Pictures are to be left out. Copy exactly the lines from the one containing "Convert this chart to D3.js code." to the one containing "plotTop = 15, plotBottom", both ends kept.

━━━

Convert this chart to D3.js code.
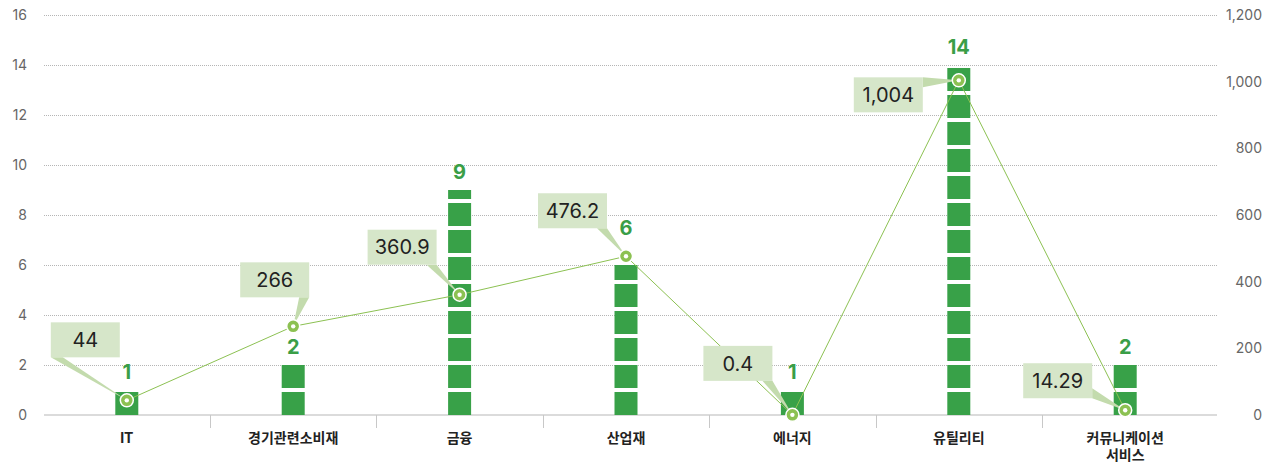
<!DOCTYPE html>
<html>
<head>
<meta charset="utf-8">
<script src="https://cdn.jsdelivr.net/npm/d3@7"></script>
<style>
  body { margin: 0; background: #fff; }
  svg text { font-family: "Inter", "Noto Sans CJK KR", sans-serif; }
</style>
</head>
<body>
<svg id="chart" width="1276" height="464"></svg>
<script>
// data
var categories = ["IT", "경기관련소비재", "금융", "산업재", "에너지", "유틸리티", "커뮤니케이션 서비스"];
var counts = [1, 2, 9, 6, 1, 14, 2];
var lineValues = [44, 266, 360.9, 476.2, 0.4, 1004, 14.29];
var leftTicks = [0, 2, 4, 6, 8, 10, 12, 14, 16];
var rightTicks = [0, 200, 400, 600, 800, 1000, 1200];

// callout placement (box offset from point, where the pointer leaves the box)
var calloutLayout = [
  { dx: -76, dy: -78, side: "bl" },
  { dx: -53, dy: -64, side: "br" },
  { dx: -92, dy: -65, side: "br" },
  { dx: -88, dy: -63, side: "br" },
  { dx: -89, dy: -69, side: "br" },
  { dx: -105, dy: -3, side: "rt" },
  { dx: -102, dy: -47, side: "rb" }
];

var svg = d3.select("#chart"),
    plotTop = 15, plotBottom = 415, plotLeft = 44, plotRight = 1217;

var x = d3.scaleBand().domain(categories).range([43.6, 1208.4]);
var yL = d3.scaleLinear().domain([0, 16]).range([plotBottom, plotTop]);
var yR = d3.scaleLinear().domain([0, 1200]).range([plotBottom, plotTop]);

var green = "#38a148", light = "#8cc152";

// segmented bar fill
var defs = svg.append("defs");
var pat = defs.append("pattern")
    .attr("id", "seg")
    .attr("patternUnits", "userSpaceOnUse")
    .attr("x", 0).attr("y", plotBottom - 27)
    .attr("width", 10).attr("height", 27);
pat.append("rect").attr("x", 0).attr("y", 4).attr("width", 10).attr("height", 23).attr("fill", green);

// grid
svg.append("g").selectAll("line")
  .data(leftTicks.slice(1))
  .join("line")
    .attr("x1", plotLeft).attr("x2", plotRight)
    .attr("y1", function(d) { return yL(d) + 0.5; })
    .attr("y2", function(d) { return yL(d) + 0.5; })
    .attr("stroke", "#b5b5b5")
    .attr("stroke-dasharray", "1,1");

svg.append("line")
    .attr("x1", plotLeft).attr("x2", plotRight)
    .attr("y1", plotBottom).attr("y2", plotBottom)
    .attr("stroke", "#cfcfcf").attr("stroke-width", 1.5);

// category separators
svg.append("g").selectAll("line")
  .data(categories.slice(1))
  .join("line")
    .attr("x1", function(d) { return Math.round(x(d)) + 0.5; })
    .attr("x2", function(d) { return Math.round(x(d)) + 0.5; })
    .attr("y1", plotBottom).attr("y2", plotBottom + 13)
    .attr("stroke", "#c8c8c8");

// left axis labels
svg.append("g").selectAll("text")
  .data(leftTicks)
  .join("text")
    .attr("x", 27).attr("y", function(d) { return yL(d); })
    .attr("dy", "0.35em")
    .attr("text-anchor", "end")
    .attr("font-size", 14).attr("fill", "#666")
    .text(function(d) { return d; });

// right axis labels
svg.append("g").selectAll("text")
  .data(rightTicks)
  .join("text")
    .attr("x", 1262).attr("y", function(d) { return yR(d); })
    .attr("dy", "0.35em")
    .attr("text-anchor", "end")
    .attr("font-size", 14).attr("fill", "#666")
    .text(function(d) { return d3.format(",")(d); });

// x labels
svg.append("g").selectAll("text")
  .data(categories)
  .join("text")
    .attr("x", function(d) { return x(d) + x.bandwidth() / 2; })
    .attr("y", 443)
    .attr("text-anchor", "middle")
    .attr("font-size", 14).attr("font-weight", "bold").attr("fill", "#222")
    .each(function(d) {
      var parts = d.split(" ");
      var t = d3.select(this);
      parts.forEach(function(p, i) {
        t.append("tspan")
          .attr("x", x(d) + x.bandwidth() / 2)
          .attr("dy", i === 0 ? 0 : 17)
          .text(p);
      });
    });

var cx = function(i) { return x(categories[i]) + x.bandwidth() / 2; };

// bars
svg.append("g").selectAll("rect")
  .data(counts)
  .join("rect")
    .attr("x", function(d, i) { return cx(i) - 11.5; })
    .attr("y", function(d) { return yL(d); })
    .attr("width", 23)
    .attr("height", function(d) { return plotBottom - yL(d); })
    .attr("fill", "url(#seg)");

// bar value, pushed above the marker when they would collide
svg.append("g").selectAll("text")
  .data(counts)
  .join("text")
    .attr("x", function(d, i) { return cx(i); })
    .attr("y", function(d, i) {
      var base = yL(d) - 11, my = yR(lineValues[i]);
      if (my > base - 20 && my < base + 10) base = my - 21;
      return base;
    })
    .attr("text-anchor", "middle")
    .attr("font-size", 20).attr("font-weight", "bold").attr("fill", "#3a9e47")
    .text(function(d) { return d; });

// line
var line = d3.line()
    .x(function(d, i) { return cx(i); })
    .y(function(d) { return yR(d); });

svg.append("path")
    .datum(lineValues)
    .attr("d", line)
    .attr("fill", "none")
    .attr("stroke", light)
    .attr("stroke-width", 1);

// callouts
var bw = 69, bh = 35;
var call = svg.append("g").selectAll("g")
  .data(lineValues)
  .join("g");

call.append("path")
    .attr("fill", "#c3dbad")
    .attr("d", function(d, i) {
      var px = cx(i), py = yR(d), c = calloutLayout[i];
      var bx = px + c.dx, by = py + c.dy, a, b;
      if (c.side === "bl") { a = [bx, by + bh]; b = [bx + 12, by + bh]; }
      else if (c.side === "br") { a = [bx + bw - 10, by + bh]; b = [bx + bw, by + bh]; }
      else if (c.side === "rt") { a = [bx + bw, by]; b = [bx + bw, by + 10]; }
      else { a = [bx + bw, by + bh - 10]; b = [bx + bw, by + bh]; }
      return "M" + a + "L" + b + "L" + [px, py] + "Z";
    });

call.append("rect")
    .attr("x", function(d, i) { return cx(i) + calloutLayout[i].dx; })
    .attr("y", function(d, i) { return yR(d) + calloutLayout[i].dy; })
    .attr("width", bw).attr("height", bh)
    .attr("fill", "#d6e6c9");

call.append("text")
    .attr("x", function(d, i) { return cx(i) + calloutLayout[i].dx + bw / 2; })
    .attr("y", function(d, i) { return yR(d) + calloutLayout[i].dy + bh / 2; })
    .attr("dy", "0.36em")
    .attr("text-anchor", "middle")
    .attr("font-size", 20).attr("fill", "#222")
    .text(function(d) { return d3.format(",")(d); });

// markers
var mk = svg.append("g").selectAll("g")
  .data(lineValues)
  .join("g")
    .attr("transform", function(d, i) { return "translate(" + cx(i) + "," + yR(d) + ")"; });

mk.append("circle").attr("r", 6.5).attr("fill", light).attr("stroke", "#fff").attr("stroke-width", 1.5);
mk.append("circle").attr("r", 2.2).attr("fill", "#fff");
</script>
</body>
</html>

━━━

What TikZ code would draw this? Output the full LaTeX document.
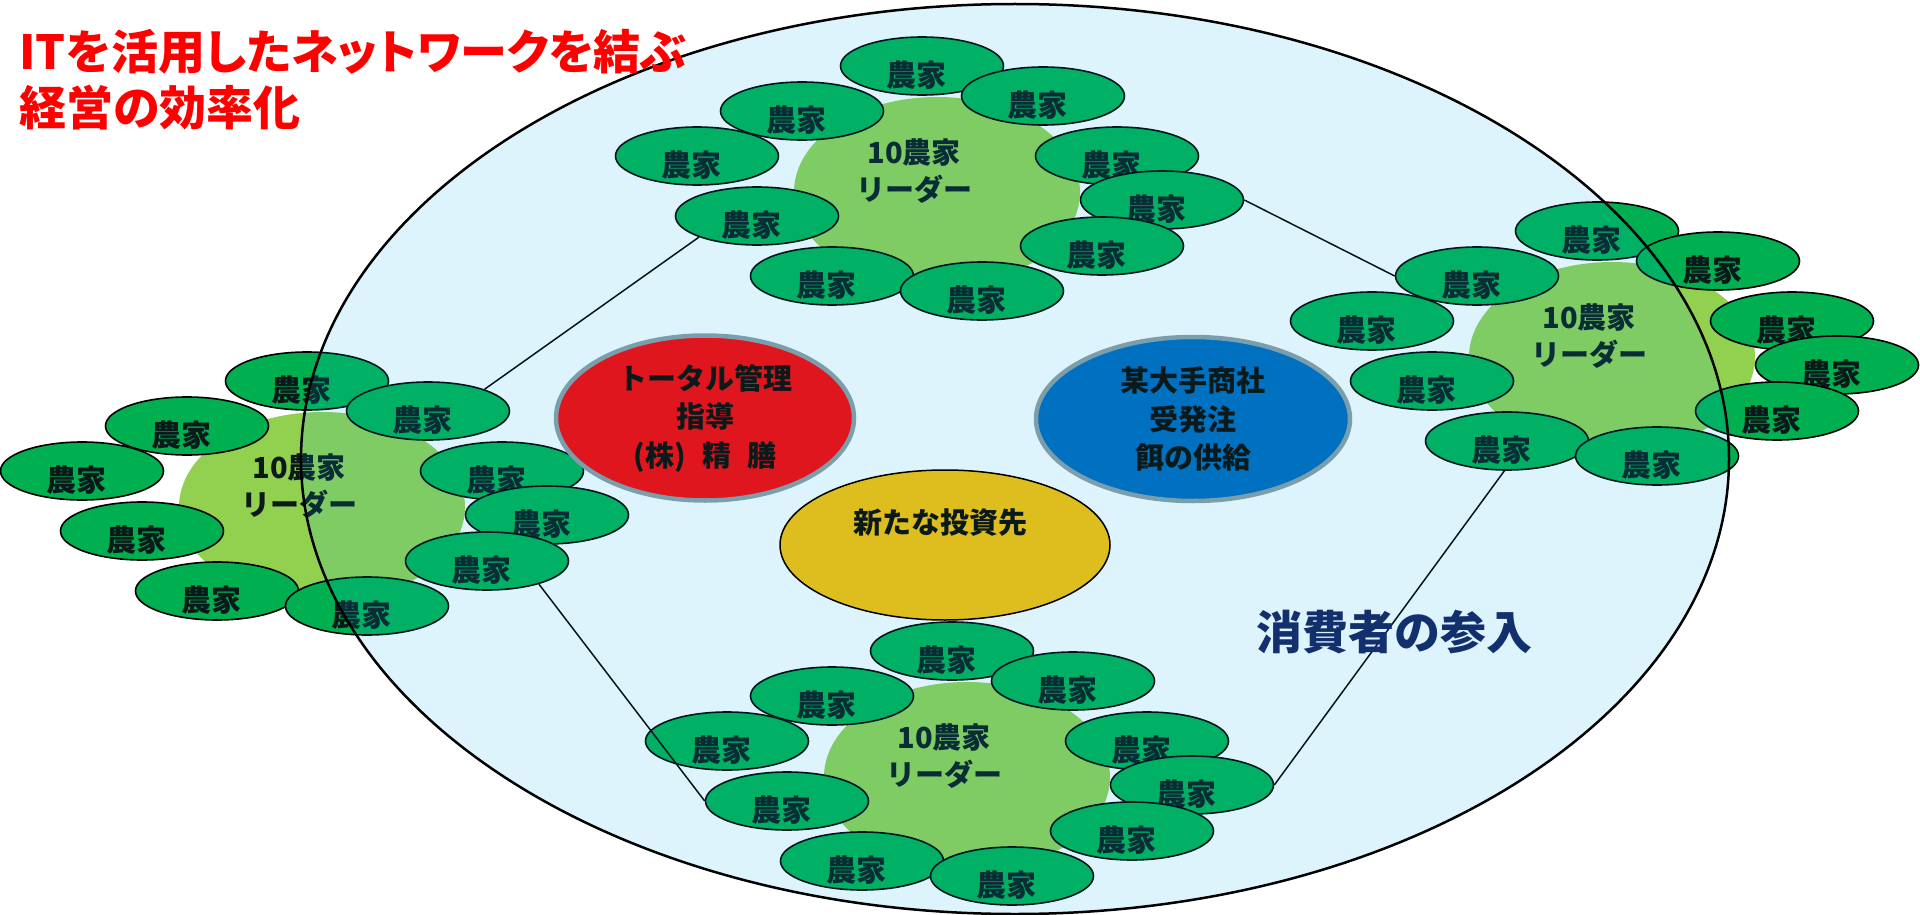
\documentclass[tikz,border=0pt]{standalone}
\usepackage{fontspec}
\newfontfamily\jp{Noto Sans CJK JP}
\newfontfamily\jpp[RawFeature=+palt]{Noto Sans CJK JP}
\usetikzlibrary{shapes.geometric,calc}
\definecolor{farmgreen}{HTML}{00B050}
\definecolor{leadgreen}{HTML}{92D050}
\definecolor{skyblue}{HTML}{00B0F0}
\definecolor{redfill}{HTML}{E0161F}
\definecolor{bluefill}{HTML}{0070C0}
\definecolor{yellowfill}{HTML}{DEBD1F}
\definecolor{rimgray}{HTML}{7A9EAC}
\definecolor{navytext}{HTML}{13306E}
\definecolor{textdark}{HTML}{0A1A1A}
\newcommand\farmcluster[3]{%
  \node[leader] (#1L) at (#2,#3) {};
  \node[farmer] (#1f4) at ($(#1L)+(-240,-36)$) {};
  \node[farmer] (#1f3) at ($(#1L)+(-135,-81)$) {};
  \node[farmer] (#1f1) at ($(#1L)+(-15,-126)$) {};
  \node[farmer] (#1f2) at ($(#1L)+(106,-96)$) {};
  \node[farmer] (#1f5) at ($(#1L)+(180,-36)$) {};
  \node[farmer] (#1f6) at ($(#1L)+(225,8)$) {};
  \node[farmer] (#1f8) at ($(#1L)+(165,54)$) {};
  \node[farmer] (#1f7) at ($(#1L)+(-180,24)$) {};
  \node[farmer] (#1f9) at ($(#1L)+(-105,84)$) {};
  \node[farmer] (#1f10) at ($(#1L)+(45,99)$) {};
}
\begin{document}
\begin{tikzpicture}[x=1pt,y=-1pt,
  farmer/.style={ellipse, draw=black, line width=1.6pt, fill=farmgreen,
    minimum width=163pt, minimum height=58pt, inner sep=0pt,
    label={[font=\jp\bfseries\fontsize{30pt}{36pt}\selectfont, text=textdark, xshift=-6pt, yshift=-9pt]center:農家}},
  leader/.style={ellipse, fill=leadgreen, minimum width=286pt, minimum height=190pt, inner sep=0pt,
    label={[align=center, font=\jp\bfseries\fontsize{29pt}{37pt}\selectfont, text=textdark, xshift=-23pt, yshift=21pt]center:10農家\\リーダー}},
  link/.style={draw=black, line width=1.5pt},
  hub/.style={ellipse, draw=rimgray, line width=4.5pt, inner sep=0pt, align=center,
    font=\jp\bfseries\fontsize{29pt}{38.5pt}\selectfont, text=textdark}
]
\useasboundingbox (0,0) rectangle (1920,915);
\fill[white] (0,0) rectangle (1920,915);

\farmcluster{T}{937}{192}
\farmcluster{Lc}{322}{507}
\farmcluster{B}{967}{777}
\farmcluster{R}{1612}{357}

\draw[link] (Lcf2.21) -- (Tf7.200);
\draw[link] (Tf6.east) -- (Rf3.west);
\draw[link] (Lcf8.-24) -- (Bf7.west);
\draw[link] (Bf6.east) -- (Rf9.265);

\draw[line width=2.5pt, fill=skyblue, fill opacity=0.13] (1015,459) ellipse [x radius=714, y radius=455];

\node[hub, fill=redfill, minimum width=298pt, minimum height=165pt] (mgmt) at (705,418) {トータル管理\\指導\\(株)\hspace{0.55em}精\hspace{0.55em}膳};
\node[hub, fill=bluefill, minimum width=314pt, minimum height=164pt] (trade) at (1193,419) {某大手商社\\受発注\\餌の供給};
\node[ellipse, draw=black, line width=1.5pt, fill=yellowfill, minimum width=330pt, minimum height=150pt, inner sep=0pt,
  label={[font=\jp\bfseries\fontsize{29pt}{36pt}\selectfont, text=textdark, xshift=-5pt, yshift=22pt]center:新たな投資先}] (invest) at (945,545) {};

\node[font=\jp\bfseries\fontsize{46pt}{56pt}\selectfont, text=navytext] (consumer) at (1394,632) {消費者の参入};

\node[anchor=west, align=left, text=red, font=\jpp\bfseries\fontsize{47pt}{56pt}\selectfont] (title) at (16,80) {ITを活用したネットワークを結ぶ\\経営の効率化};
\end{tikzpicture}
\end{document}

━━━

◆ Answer below
Convert this chart to D3.js code.
<!DOCTYPE html>
<html>
<head>
<meta charset="utf-8">
<script src="https://cdn.jsdelivr.net/npm/d3@7"></script>
<style>
  body { margin: 0; background: #fff; }
  svg text { font-family: "Inter", "Noto Sans CJK KR", sans-serif; }
</style>
</head>
<body>
<svg id="chart" width="1276" height="464"></svg>
<script>
// data
var categories = ["IT", "경기관련소비재", "금융", "산업재", "에너지", "유틸리티", "커뮤니케이션 서비스"];
var counts = [1, 2, 9, 6, 1, 14, 2];
var lineValues = [44, 266, 360.9, 476.2, 0.4, 1004, 14.29];
var leftTicks = [0, 2, 4, 6, 8, 10, 12, 14, 16];
var rightTicks = [0, 200, 400, 600, 800, 1000, 1200];

// callout placement (box offset from point, where the pointer leaves the box)
var calloutLayout = [
  { dx: -76, dy: -78, side: "bl" },
  { dx: -53, dy: -64, side: "br" },
  { dx: -92, dy: -65, side: "br" },
  { dx: -88, dy: -63, side: "br" },
  { dx: -89, dy: -69, side: "br" },
  { dx: -105, dy: -3, side: "rt" },
  { dx: -102, dy: -47, side: "rb" }
];

var svg = d3.select("#chart"),
    plotTop = 15, plotBottom = 415, plotLeft = 44, plotRight = 1217;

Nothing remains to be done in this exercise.